0

so I am getting a strange output table/frequency chart that does not match up with my data. The variable PPETHMREC has been recoded (as shown in the code below) but despite the recoded values being present, the formatting is only reflecting a single outcome as opposed to both outcomes (i.e. the table is showing 100% non-hispanic when the data does not reflect that). Any suggestions? I feel like I am missing something incredibly obvious here. The other frequency table for PPRACEM is coming out as expected.

/* Read in the data and create a new dataset */
data work.ITDemogRecodes;
   set work.ITDemogRecodes;
   
/* Recode variables */
    if PPETHM = 1 then PPETHMREC = 1;
    else if PPETHM = 2 then PPETHMREC = 1;
    else if PPETHM = 3 then PPETHMREC = 1;
    else if PPETHM = 4 then PPETHMREC = 2;
    else if PPETHM = 5 then PPETHMREC = 1;
    
/* add labels to variables */
label PPETHM = "What is your Ethnicity?"
      PPRACEM = "What is your Race?"
      PPETHMREC = "What is your Ethnicity?";
      
/* create formats*/
proc format;
   value race
   1 = 'White'
   2 = 'Black or African American'
   3 = 'American Indian or Alaska Native'
   4 = 'Asian'
   5 = 'Native Hawaiian/Pacific Islander'
   6 = '2+ Races'
   7 = 'Other';
   
   value ethm
   1 = 'White, Non-Hispanic'
   2 = 'Black, Non-Hispanic'
   3 = 'Other, Non-Hispanic'
   4 = 'Hispanic'
   5 = '2+ Races, Non-Hispanic';
   
   value ethmrec
   1 = 'Non-Hispanic'
   2 = 'Hispanic';
   
/* format variables */
data work.ITDemogRecodes;
   set work.ITDemogRecodes;
   FORMAT PPETHM ethm.
          PPETHMREC ethmrec.
          PPRACEM race.;
   run;
   
/* create frequency chart */
proc freq data=work.ITDemogRecodes;
  tables PPETHMREC PPRACEM / out=freq_out;
  run;

I've tried reassigning different values, rewriting the format/recoding steps. No luck. Can't find the bug.

  • It is some issue with the "format variables" step, or with the creation of the formats to begin with – Noah Chirico Mar 27 '23 at 19:21
  • 1
    You keep overwriting the input data with your data steps. Perhaps some earlier attempt has changed the data. Can you get the original dataset back and start over? – Tom Mar 27 '23 at 19:26
  • Why do a recode? You should be able to have an additional format do the 'recode' at FREQ time and just table PPETHM and PPRACEM. – Richard Mar 28 '23 at 16:24

1 Answers1

1

Test your recoding using the following code:

Note, using the same input and output data set names makes it hard to debug your code.

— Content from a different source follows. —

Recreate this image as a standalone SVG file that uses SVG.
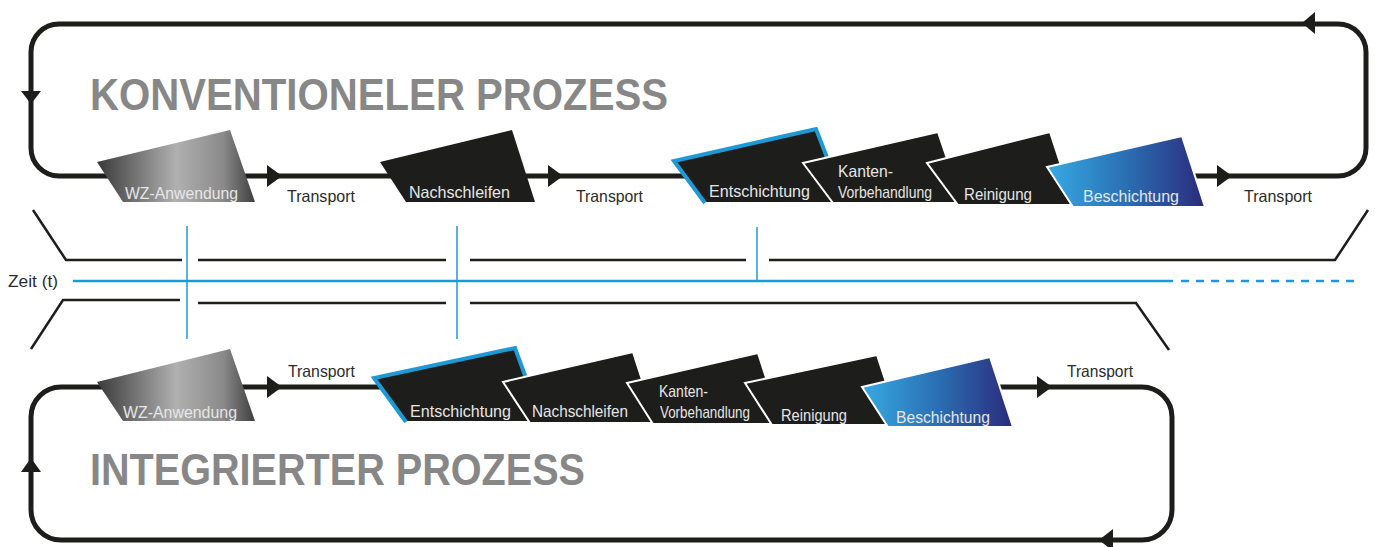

/* Read in the data and create a new dataset */
data work.ITDemogRecodes2;
   set work.ITDemogRecodes (drop=PPETHMREC);
   
/* Recode variables */
    if PPETHM = 1 then PPETHMREC = 1;
    else if PPETHM = 2 then PPETHMREC = 1;
    else if PPETHM = 3 then PPETHMREC = 1;
    else if PPETHM = 4 then PPETHMREC = 2;
    else if PPETHM = 5 then PPETHMREC = 1;
run;

proc freq data=ITDemogRecodes2;
table PPETHM * PPETHMREC /list ;
run;
Reeza
  • 20,510
  • 4
  • 21
  • 38